Start Dataset content
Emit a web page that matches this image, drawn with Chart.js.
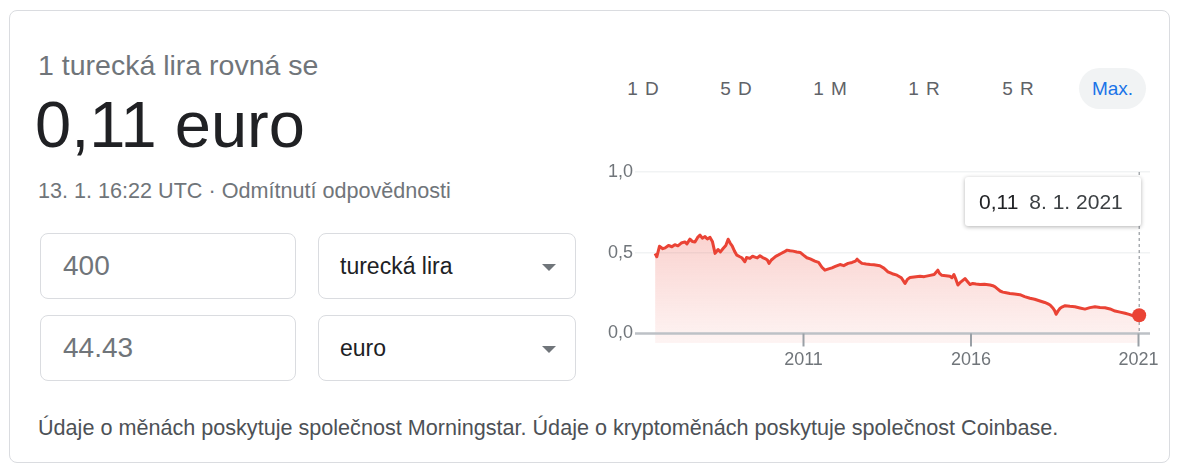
<!DOCTYPE html>
<html lang="cs">
<head>
<meta charset="utf-8">
<title>Turecká lira na euro</title>
<script src="https://cdn.jsdelivr.net/npm/chart.js@4.4.1/dist/chart.umd.min.js"></script>
<style>
  html, body { margin: 0; padding: 0; background: #fff; }
  body {
    width: 1179px; height: 466px; position: relative; overflow: hidden;
    font-family: Arial, 'Liberation Sans', sans-serif;
  }
  .card {
    position: absolute; left: 9px; top: 10px; width: 1159px; height: 451px;
    border: 1px solid #dadce0; border-radius: 8px;
  }
  .abs { position: absolute; white-space: nowrap; line-height: 1; }
  #caption { left: 38px; top: 51px; font-size: 28.5px; color: #70757a; }
  #result { left: 35px; top: 92px; font-size: 65px; color: #202124; }
  #stamp { left: 38px; top: 180px; font-size: 21.6px; color: #70757a; }
  #source { left: 38px; top: 417px; font-size: 21.6px; color: #4d5156; }

  .box {
    position: absolute; box-sizing: border-box; height: 66px;
    border: 1px solid #dadce0; border-radius: 8px;
    display: flex; align-items: center; white-space: nowrap;
  }
  .amount { left: 40px; width: 256px; padding-left: 22px; font-size: 28px; color: #70757a; }
  .unit { left: 318px; width: 258px; padding-left: 21px; font-size: 23px; color: #202124; }
  .unit::after {
    content: ''; position: absolute; right: 19px; top: 30px;
    border-left: 7px solid transparent; border-right: 7px solid transparent;
    border-top: 7px solid #70757a;
  }
  .row1 { top: 233px; }
  .row2 { top: 315px; }

  .range {
    position: absolute; top: 68px; height: 41px; width: 67px;
    display: flex; align-items: center; justify-content: center;
    font-size: 19px; letter-spacing: 1px; color: #5f6368; border-radius: 21px;
  }
  .range.on { background: #f1f3f4; color: #1a73e8; letter-spacing: 0; }

  #chartBox { position: absolute; left: 595px; top: 150px; width: 570px; height: 230px; }
  #tip {
    position: absolute; left: 965px; top: 177px; width: 176px; height: 49px;
    box-sizing: border-box; padding-left: 14px;
    background: #fff; border-radius: 3px; box-shadow: 0 1px 4px rgba(0,0,0,0.3);
    display: flex; align-items: center; font-size: 21px; white-space: nowrap;
  }
  #tip .val { color: #202124; }
  #tip .day { color: #3c4043; margin-left: 11px; }
</style>
</head>
<body>
<div class="card"></div>
<div class="abs" id="caption">1 turecká lira rovná se</div>
<div class="abs" id="result">0,11 euro</div>
<div class="abs" id="stamp">13. 1. 16:22 UTC · Odmítnutí odpovědnosti</div>

<div class="box amount row1">400</div>
<div class="box unit row1">turecká lira</div>
<div class="box amount row2">44.43</div>
<div class="box unit row2">euro</div>

<div class="range" style="left:610px">1 D</div>
<div class="range" style="left:703px">5 D</div>
<div class="range" style="left:797px">1 M</div>
<div class="range" style="left:891px">1 R</div>
<div class="range" style="left:985px">5 R</div>
<div class="range on" style="left:1079px">Max.</div>

<div id="chartBox"><canvas id="rateChart" width="570" height="230"></canvas></div>
<div id="tip"><span class="val">0,11</span><span class="day">8. 1. 2021</span></div>

<div class="abs" id="source">Údaje o měnách poskytuje společnost Morningstar. Údaje o kryptoměnách poskytuje společnost Coinbase.</div>

<script>
'use strict';

// TRY -> EUR (decimal years)
const years = [
  2006.57, 2006.62, 2006.70, 2006.80, 2006.87, 2006.97, 2007.07, 2007.16, 2007.25, 2007.35,
  2007.46, 2007.52, 2007.61, 2007.68, 2007.76, 2007.84, 2007.91, 2007.98, 2008.06, 2008.13,
  2008.21, 2008.28, 2008.36, 2008.45, 2008.52, 2008.60, 2008.68, 2008.75, 2008.81, 2008.87,
  2008.94, 2009.01, 2009.10, 2009.16, 2009.25, 2009.30, 2009.40, 2009.48, 2009.55, 2009.62,
  2009.70, 2009.78, 2009.85, 2009.92, 2009.97, 2010.04, 2010.09, 2010.17, 2010.24, 2010.33,
  2010.42, 2010.51, 2010.60, 2010.69, 2010.80, 2010.90, 2011.00, 2011.10, 2011.20, 2011.34,
  2011.45, 2011.55, 2011.64, 2011.75, 2011.85, 2011.95, 2012.09, 2012.20, 2012.33, 2012.45,
  2012.55, 2012.60, 2012.67, 2012.75, 2012.87, 2012.99, 2013.10, 2013.28, 2013.40, 2013.52,
  2013.65, 2013.79, 2013.92, 2014.03, 2014.10, 2014.18, 2014.30, 2014.48, 2014.60, 2014.78,
  2014.90, 2015.01, 2015.06, 2015.13, 2015.25, 2015.37, 2015.43, 2015.49, 2015.55, 2015.61,
  2015.70, 2015.82, 2015.90, 2015.97, 2016.05, 2016.15, 2016.27, 2016.40, 2016.57, 2016.65,
  2016.72, 2016.80, 2016.87, 2016.95, 2017.05, 2017.16, 2017.30, 2017.46, 2017.60, 2017.76,
  2017.90, 2018.06, 2018.20, 2018.30, 2018.36, 2018.45, 2018.50, 2018.54, 2018.60, 2018.66,
  2018.73, 2018.81, 2018.95, 2019.10, 2019.25, 2019.40, 2019.55, 2019.70, 2019.85, 2020.00,
  2020.15, 2020.30, 2020.45, 2020.60, 2020.72, 2020.84, 2020.92, 2021.02,
];
const rates = [
  0.495, 0.475, 0.540, 0.525, 0.530, 0.545, 0.537, 0.550, 0.543, 0.560,
  0.567, 0.555, 0.584, 0.570, 0.567, 0.595, 0.609, 0.590, 0.600, 0.585,
  0.595, 0.570, 0.496, 0.520, 0.505, 0.526, 0.545, 0.584, 0.560, 0.543,
  0.510, 0.485, 0.475, 0.469, 0.444, 0.470, 0.465, 0.478, 0.473, 0.468,
  0.481, 0.470, 0.464, 0.455, 0.434, 0.455, 0.464, 0.478, 0.485, 0.495,
  0.505, 0.516, 0.512, 0.510, 0.505, 0.502, 0.485, 0.469, 0.462, 0.448,
  0.440, 0.410, 0.392, 0.400, 0.406, 0.415, 0.427, 0.420, 0.434, 0.440,
  0.448, 0.460, 0.445, 0.434, 0.430, 0.427, 0.425, 0.419, 0.405, 0.382,
  0.370, 0.361, 0.345, 0.310, 0.335, 0.347, 0.350, 0.354, 0.352, 0.360,
  0.365, 0.392, 0.372, 0.360, 0.358, 0.354, 0.345, 0.365, 0.335, 0.300,
  0.320, 0.340, 0.320, 0.303, 0.310, 0.306, 0.303, 0.305, 0.300, 0.296,
  0.289, 0.275, 0.263, 0.256, 0.252, 0.248, 0.244, 0.240, 0.228, 0.218,
  0.212, 0.201, 0.192, 0.183, 0.176, 0.156, 0.140, 0.119, 0.140, 0.156,
  0.165, 0.172, 0.168, 0.165, 0.158, 0.151, 0.160, 0.165, 0.161, 0.159,
  0.152, 0.139, 0.132, 0.125, 0.118, 0.110, 0.108, 0.113,
];
const yearTicks = [2011, 2016, 2021];
const rateTicks = [0, 0.5, 1];

const lineRed = '#ea4335';
const labelGrey = '#70757a';
Chart.defaults.font.family = 'Arial, "Liberation Sans", sans-serif';

function fillGradient(context) {
  const chart = context.chart;
  const area = chart.chartArea;
  if (!area) { return 'rgba(234,67,53,0.15)'; }
  const top = chart.scales.y.getPixelForValue(0.62);
  const g = chart.ctx.createLinearGradient(0, top, 0, area.bottom);
  g.addColorStop(0, 'rgba(234,67,53,0.24)');
  g.addColorStop(1, 'rgba(234,67,53,0.06)');
  return g;
}

// zero line, tick marks under it and the dashed marker at the last quote
const axisDecor = {
  id: 'axisDecor',
  beforeDatasetsDraw(chart) {
    const {ctx, chartArea, scales} = chart;
    const x = scales.x.getPixelForValue(years[years.length - 1]);
    ctx.save();
    ctx.strokeStyle = '#80868b';
    ctx.lineWidth = 1;
    ctx.setLineDash([3, 3]);
    ctx.beginPath();
    ctx.moveTo(x, chartArea.top);
    ctx.lineTo(x, scales.y.getPixelForValue(0));
    ctx.stroke();
    ctx.restore();
  },
  afterDatasetsDraw(chart) {
    const {ctx, chartArea, scales} = chart;
    const y0 = scales.y.getPixelForValue(0);
    ctx.save();
    ctx.strokeStyle = '#bdc1c6';
    ctx.lineWidth = 2.5;
    ctx.beginPath();
    ctx.moveTo(chartArea.left, y0);
    ctx.lineTo(chartArea.right, y0);
    ctx.stroke();
    ctx.strokeStyle = '#9aa0a6';
    ctx.lineWidth = 2;
    yearTicks.forEach(function (t) {
      const x = scales.x.getPixelForValue(t);
      ctx.beginPath();
      ctx.moveTo(x, y0);
      ctx.lineTo(x, y0 + 13);
      ctx.stroke();
    });
    ctx.restore();
  },
};

new Chart(document.getElementById('rateChart'), {
  type: 'line',
  data: {
    datasets: [{
      data: years.map((x, i) => ({x: x, y: rates[i]})),
      borderColor: lineRed,
      borderWidth: 3,
      borderJoinStyle: 'round',
      backgroundColor: fillGradient,
      fill: 'start',
      tension: 0,
      pointRadius: ctx => (ctx.dataIndex === years.length - 1 ? 7 : 0),
      pointBackgroundColor: lineRed,
      pointBorderWidth: 0,
    }],
  },
  options: {
    responsive: false,
    animation: false,
    devicePixelRatio: 1,
    events: [],
    layout: {padding: {top: 22, right: 15, left: 0, bottom: 0}},
    plugins: {
      legend: {display: false},
      tooltip: {enabled: false},
    },
    scales: {
      x: {
        type: 'linear',
        min: 2005.97,
        max: 2021.343,
        afterBuildTicks: scale => { scale.ticks = yearTicks.map(v => ({value: v})); },
        afterFit: scale => { scale.height = 37; },
        grid: {display: false, drawTicks: false},
        border: {display: false},
        ticks: {
          padding: 6,
          color: labelGrey,
          autoSkip: false,
          maxRotation: 0,
          font: {size: 18},
          callback: v => String(v),
        },
      },
      y: {
        min: -0.059,
        max: 1,
        afterBuildTicks: scale => { scale.ticks = rateTicks.map(v => ({value: v})); },
        afterFit: scale => { scale.width = 40; },
        grid: {
          drawTicks: false,
          lineWidth: 1.5,
          color: ctx => (ctx.tick && ctx.tick.value === 0 ? 'rgba(0,0,0,0)' : '#f1f3f4'),
        },
        border: {display: false},
        ticks: {
          padding: 2,
          color: labelGrey,
          font: {size: 18},
          callback: v => v.toFixed(1).replace('.', ','),
        },
      },
    },
  },
  plugins: [axisDecor],
});
</script>
</body>
</html>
End Dataset content
- To be done:
Your task is to restate word for word the lines from the top of the data to the line containing "#f1f3f4; color: #1a73e8;", both ends included, with every picture left out.

- Solved exercise:
Emit a web page that matches this image, drawn with Chart.js.
<!DOCTYPE html>
<html lang="cs">
<head>
<meta charset="utf-8">
<title>Turecká lira na euro</title>
<script src="https://cdn.jsdelivr.net/npm/chart.js@4.4.1/dist/chart.umd.min.js"></script>
<style>
  html, body { margin: 0; padding: 0; background: #fff; }
  body {
    width: 1179px; height: 466px; position: relative; overflow: hidden;
    font-family: Arial, 'Liberation Sans', sans-serif;
  }
  .card {
    position: absolute; left: 9px; top: 10px; width: 1159px; height: 451px;
    border: 1px solid #dadce0; border-radius: 8px;
  }
  .abs { position: absolute; white-space: nowrap; line-height: 1; }
  #caption { left: 38px; top: 51px; font-size: 28.5px; color: #70757a; }
  #result { left: 35px; top: 92px; font-size: 65px; color: #202124; }
  #stamp { left: 38px; top: 180px; font-size: 21.6px; color: #70757a; }
  #source { left: 38px; top: 417px; font-size: 21.6px; color: #4d5156; }

  .box {
    position: absolute; box-sizing: border-box; height: 66px;
    border: 1px solid #dadce0; border-radius: 8px;
    display: flex; align-items: center; white-space: nowrap;
  }
  .amount { left: 40px; width: 256px; padding-left: 22px; font-size: 28px; color: #70757a; }
  .unit { left: 318px; width: 258px; padding-left: 21px; font-size: 23px; color: #202124; }
  .unit::after {
    content: ''; position: absolute; right: 19px; top: 30px;
    border-left: 7px solid transparent; border-right: 7px solid transparent;
    border-top: 7px solid #70757a;
  }
  .row1 { top: 233px; }
  .row2 { top: 315px; }

  .range {
    position: absolute; top: 68px; height: 41px; width: 67px;
    display: flex; align-items: center; justify-content: center;
    font-size: 19px; letter-spacing: 1px; color: #5f6368; border-radius: 21px;
  }
  .range.on { background: #f1f3f4; color: #1a73e8; letter-spacing: 0; }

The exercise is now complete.